Run this notebook: Open in Colab Open in Kaggle

Plot Iris Dtc¶

======================================================================= Plot the decision surface of decision trees trained on the iris dataset¶

Plot the decision surface of a decision tree trained on pairs of features of the iris dataset.

See :ref:decision tree <tree> for more information on the estimator.

For each pair of iris features, the decision tree learns decision boundaries made of combinations of simple thresholding rules inferred from the training samples.

We also show the tree structure of a model built on all of the features.

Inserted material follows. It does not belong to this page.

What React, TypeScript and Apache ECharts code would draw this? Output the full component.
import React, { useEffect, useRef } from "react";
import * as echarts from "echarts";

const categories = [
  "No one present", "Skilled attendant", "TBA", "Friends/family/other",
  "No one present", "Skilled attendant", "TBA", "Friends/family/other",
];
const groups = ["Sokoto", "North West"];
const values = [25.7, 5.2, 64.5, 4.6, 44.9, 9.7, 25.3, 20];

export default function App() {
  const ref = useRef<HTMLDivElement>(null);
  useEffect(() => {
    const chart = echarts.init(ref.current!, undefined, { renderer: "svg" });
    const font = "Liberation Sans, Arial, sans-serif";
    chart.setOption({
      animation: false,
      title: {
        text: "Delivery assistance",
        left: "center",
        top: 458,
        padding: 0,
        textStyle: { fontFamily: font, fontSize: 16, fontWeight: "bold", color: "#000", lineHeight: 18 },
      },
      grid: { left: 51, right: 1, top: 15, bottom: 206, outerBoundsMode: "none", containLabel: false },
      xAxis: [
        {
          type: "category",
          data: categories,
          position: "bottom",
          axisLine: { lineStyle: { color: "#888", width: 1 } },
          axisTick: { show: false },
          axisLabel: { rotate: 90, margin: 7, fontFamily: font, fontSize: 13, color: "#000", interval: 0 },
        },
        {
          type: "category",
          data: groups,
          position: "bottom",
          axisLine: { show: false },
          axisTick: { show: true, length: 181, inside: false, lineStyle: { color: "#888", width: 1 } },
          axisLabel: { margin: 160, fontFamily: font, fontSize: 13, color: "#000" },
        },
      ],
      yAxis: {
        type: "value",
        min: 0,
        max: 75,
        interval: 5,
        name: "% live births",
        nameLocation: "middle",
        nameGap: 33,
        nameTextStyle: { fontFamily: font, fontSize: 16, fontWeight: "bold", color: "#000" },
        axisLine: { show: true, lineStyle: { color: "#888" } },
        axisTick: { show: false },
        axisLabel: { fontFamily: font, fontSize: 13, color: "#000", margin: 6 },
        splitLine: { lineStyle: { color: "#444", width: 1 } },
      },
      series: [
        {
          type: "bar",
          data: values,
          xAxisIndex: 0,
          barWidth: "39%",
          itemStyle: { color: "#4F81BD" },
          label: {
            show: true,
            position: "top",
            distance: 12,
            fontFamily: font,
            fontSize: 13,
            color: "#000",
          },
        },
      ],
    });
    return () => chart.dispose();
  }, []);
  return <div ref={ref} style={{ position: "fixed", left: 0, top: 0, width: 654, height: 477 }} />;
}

Imports for Visualizing Decision Tree Boundaries on Iris Data¶

Decision trees classify data by learning a sequence of if-then rules on individual features. When trained on just two features at a time, the resulting decision boundaries are axis-aligned rectangles that can be plotted directly in 2D, making decision trees one of the most interpretable classifiers available. Visualizing these boundaries across all pairs of iris features reveals which feature combinations provide the cleanest class separation.

Why pairwise feature plots? The iris dataset has four features (sepal length, sepal width, petal length, petal width). By training separate trees on each of the six possible feature pairs, we can see how each pair contributes to discrimination. DecisionBoundaryDisplay.from_estimator fills the 2D plane with predicted class colors, while plot_tree renders the full tree structure showing split features, thresholds, and class distributions at each node – a powerful tool for model explainability in real-world applications.

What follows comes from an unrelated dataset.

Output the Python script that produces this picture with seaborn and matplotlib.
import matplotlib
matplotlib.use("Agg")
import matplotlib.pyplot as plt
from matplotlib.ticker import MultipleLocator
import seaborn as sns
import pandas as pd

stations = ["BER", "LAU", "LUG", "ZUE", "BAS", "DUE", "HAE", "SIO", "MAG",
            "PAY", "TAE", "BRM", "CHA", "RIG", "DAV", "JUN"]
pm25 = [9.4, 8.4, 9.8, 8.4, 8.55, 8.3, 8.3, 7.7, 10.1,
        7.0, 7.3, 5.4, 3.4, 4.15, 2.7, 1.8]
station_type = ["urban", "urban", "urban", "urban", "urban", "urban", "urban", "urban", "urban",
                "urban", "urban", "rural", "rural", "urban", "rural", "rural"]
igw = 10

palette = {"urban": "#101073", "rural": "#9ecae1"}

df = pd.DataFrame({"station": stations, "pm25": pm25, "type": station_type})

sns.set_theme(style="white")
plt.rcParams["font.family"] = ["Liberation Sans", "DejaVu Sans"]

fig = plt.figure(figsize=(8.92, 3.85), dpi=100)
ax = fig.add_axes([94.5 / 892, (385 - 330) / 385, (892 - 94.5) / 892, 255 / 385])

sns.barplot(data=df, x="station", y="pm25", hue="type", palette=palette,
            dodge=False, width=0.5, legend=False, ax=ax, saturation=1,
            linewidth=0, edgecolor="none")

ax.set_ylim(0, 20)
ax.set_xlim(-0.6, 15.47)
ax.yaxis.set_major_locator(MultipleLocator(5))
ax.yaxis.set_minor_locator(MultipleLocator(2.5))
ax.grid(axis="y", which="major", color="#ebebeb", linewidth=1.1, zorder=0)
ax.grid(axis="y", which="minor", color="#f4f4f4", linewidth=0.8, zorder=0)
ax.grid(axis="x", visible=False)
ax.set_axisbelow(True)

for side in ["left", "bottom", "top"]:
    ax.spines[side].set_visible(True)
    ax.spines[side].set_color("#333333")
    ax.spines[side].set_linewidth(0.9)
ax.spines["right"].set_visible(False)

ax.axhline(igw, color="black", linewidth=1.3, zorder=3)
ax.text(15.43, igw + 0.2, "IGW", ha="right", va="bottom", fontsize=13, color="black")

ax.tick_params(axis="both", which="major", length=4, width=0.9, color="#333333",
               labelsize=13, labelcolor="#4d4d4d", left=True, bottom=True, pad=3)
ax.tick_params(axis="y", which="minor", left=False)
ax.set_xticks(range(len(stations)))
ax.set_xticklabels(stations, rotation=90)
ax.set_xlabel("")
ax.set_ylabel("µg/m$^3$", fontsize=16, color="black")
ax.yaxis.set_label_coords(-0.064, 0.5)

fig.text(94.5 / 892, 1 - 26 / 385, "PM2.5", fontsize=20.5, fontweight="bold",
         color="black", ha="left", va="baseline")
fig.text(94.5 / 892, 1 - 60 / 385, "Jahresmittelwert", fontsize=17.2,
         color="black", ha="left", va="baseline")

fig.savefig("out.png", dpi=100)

# Authors: The scikit-learn developers
# SPDX-License-Identifier: BSD-3-Clause

# %%
# First load the copy of the Iris dataset shipped with scikit-learn:
from sklearn.datasets import load_iris

iris = load_iris()


# %%
# Display the decision functions of trees trained on all pairs of features.
import matplotlib.pyplot as plt
import numpy as np

from sklearn.datasets import load_iris
from sklearn.inspection import DecisionBoundaryDisplay
from sklearn.tree import DecisionTreeClassifier

# Parameters
n_classes = 3
plot_colors = "ryb"
plot_step = 0.02


for pairidx, pair in enumerate([[0, 1], [0, 2], [0, 3], [1, 2], [1, 3], [2, 3]]):
    # We only take the two corresponding features
    X = iris.data[:, pair]
    y = iris.target

    # Train
    clf = DecisionTreeClassifier().fit(X, y)

    # Plot the decision boundary
    ax = plt.subplot(2, 3, pairidx + 1)
    plt.tight_layout(h_pad=0.5, w_pad=0.5, pad=2.5)
    DecisionBoundaryDisplay.from_estimator(
        clf,
        X,
        cmap=plt.cm.RdYlBu,
        response_method="predict",
        ax=ax,
        xlabel=iris.feature_names[pair[0]],
        ylabel=iris.feature_names[pair[1]],
    )

    # Plot the training points
    for i, color in zip(range(n_classes), plot_colors):
        idx = np.asarray(y == i).nonzero()
        plt.scatter(
            X[idx, 0],
            X[idx, 1],
            c=color,
            label=iris.target_names[i],
            edgecolor="black",
            s=15,
        )

plt.suptitle("Decision surface of decision trees trained on pairs of features")
plt.legend(loc="lower right", borderpad=0, handletextpad=0)
_ = plt.axis("tight")

# %%
# Display the structure of a single decision tree trained on all the features
# together.
from sklearn.tree import plot_tree

plt.figure()
clf = DecisionTreeClassifier().fit(iris.data, iris.target)
plot_tree(clf, filled=True)
plt.title("Decision tree trained on all the iris features")
plt.show()